Written instruction:
Only the lines from the first one through the line with "s.set_linewidth(2.8)" should be printed, exactly as they appear.

Information supplied:
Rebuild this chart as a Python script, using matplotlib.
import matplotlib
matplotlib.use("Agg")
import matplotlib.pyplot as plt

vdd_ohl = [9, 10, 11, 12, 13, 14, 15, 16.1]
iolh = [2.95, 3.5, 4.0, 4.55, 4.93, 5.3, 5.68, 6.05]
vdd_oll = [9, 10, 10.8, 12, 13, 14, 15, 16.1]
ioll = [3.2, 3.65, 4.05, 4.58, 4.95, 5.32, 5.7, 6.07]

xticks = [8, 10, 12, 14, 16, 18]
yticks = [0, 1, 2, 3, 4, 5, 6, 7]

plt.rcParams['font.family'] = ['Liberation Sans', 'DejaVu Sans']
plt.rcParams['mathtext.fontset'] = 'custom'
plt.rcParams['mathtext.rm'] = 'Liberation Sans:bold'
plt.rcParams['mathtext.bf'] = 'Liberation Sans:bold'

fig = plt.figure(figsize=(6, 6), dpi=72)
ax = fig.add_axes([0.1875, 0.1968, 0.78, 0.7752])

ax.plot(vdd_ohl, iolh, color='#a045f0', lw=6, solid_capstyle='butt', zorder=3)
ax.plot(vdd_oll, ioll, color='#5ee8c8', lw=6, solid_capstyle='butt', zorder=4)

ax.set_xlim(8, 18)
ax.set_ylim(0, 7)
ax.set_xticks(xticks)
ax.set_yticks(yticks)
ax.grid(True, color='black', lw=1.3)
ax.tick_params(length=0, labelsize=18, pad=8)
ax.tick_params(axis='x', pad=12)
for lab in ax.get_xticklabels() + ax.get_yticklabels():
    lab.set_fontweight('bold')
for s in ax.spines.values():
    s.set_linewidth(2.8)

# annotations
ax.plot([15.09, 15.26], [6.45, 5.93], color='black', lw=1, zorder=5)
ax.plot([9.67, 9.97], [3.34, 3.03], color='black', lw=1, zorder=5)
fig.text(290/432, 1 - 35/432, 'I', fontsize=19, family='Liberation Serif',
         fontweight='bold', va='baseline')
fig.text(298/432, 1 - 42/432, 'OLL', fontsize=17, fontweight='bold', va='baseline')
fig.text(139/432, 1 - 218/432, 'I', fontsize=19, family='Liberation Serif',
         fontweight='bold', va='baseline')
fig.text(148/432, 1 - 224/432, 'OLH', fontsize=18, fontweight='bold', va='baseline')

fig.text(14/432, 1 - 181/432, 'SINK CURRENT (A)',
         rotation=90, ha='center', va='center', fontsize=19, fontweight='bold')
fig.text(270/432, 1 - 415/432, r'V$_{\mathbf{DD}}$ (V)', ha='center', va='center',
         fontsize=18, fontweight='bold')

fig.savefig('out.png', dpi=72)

Answer to the task:
Rebuild this chart as a Python script, using matplotlib.
import matplotlib
matplotlib.use("Agg")
import matplotlib.pyplot as plt

vdd_ohl = [9, 10, 11, 12, 13, 14, 15, 16.1]
iolh = [2.95, 3.5, 4.0, 4.55, 4.93, 5.3, 5.68, 6.05]
vdd_oll = [9, 10, 10.8, 12, 13, 14, 15, 16.1]
ioll = [3.2, 3.65, 4.05, 4.58, 4.95, 5.32, 5.7, 6.07]

xticks = [8, 10, 12, 14, 16, 18]
yticks = [0, 1, 2, 3, 4, 5, 6, 7]

plt.rcParams['font.family'] = ['Liberation Sans', 'DejaVu Sans']
plt.rcParams['mathtext.fontset'] = 'custom'
plt.rcParams['mathtext.rm'] = 'Liberation Sans:bold'
plt.rcParams['mathtext.bf'] = 'Liberation Sans:bold'

fig = plt.figure(figsize=(6, 6), dpi=72)
ax = fig.add_axes([0.1875, 0.1968, 0.78, 0.7752])

ax.plot(vdd_ohl, iolh, color='#a045f0', lw=6, solid_capstyle='butt', zorder=3)
ax.plot(vdd_oll, ioll, color='#5ee8c8', lw=6, solid_capstyle='butt', zorder=4)

ax.set_xlim(8, 18)
ax.set_ylim(0, 7)
ax.set_xticks(xticks)
ax.set_yticks(yticks)
ax.grid(True, color='black', lw=1.3)
ax.tick_params(length=0, labelsize=18, pad=8)
ax.tick_params(axis='x', pad=12)
for lab in ax.get_xticklabels() + ax.get_yticklabels():
    lab.set_fontweight('bold')
for s in ax.spines.values():
    s.set_linewidth(2.8)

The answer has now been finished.